Mr Blix said that his report had been largely overtaken by the Iraqi decision in principle to destroy the al-Samoud missiles.
The US administration - which with Britain is warning that force may be the only way to ensure Iraq has no weapons of mass destruction - disagreed with Mr Blix's latest assessment.
A spokesman for President George W Bush said the destruction pledge was mere "deception" and repeated that the US wants "complete and total disarmament".
UK Prime Minister Tony Blair was equally sceptical.

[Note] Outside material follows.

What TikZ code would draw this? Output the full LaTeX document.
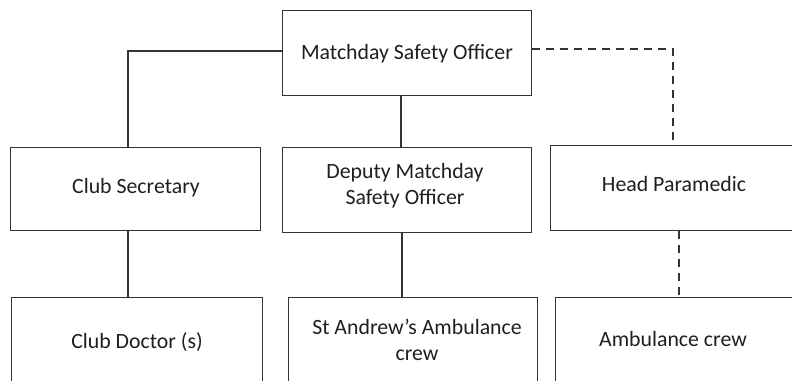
\documentclass[tikz,border=0pt]{standalone}
\usepackage{fontspec}
\defaultfontfeatures{}
\setmainfont{Carlito}
\begin{document}
\begin{tikzpicture}[x=1pt,y=-1pt,
  box/.style={draw=black!80,line width=1.3pt,rectangle,inner sep=0pt,anchor=north west},
  lbl/.style={text=black!88,font=\fontsize{21.8}{26}\selectfont,align=center,inner sep=0pt},
  conn/.style={draw=black!80,line width=1.3pt},
  dconn/.style={draw=black!80,line width=1.3pt,dash pattern=on 8pt off 6pt}]
\useasboundingbox (0,0) rectangle (792,380);
\node[box,minimum width=249pt,minimum height=85pt] (mso) at (282,10) {};
\node[box,minimum width=250pt,minimum height=83pt] (cs) at (10,147) {};
\node[box,minimum width=249pt,minimum height=85pt] (dep) at (282,147) {};
\node[box,minimum width=250pt,minimum height=85pt] (hp) at (550,145) {};
\node[box,minimum width=251pt,minimum height=110pt] (cd) at (11,297) {};
\node[box,minimum width=249pt,minimum height=110pt] (sa) at (288,297) {};
\node[box,minimum width=250pt,minimum height=110pt] (ac) at (555,297) {};
\node[lbl] at (407,54) {Matchday Safety Officer};
\node[lbl] at (136,188) {Club Secretary};
\node[lbl] at (405,186) {Deputy Matchday\\Safety Officer};
\node[lbl] at (674,184) {Head Paramedic};
\node[lbl] at (137,342) {Club Doctor (s)};
\node[lbl] at (417,340) {St Andrew's Ambulance\\crew};
\node[lbl] at (673,339) {Ambulance crew};
\coordinate (c1) at (128,51);
\coordinate (c2) at (673,49);
\draw[conn] (mso.west |- c1) -- (c1) -- (c1 |- cs.north);
\draw[conn] (mso.south -| 401,0) -- (dep.north -| 401,0);
\draw[dconn] (mso.east |- c2) -- (c2) -- (c2 |- hp.north);
\draw[conn] (cs.south -| 128,0) -- (cd.north -| 128,0);
\draw[conn] (dep.south -| 402,0) -- (sa.north -| 402,0);
\draw[dconn] (hp.south -| 679,0) -- (ac.north -| 679,0);
\end{tikzpicture}
\end{document}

He declared he knew Baghdad would comply with the UN order before Mr Blix reported to the Security Council on Saturday on progress in Iraq.
"The moment I heard earlier in the week that Saddam Hussein was saying he would not destroy the missiles was the moment I knew that later in the week he would announce, just before Dr Blix reported, that he would indeed destroy these missiles," he said.
But French Foreign Minister Dominique de Villepin said it was an important step in the disarmament of Iraq and confirmed that the inspections produced results.
The Iraqi offer was made in a letter to Mr Blix by Saddam Hussein's scientific adviser who said he agreed "in principle" to the destruction of the missiles.
General Amir al-Saadi requested a UN technical team to discuss the "framework and timetable" for the task; deputy executive chairman of the UN inspectors, Demetrius Perricos, is already in Baghdad to oversee the process.
"There will be technical discussions between Unmovic and Iraq on Saturday morning following which the destruction process could start," Hiro Ueki, spokesman for the inspectors, told
Reuters news agency.
The BBC's Paul Wood in Baghdad says informed sources in the Iraqi capital said the letter also contained some angry words.
Baghdad complained that the inspectors had ignored the scientific and technical facts about the missile and repeated a demand for more tests on the missiles to determine whether they violate the limit.
Despite this protest, our correspondent says the Iraqis concluded that open defiance of Mr Blix was not an option while the UN Security Council is considering the resolution which would trigger a war.
In other developments:
The US orders a sixth aircraft carrier, the Nimitz, to the Gulf, where more than 200,000 troops are now posted; B-2 stealth bombers are also being deployed for the first time
- Russia's Foreign Minister Igor Ivanov said Moscow would use its UN Security Council veto if necessary to preserve "international stability", adding Russia was opposed to a "power solution" in Iraq.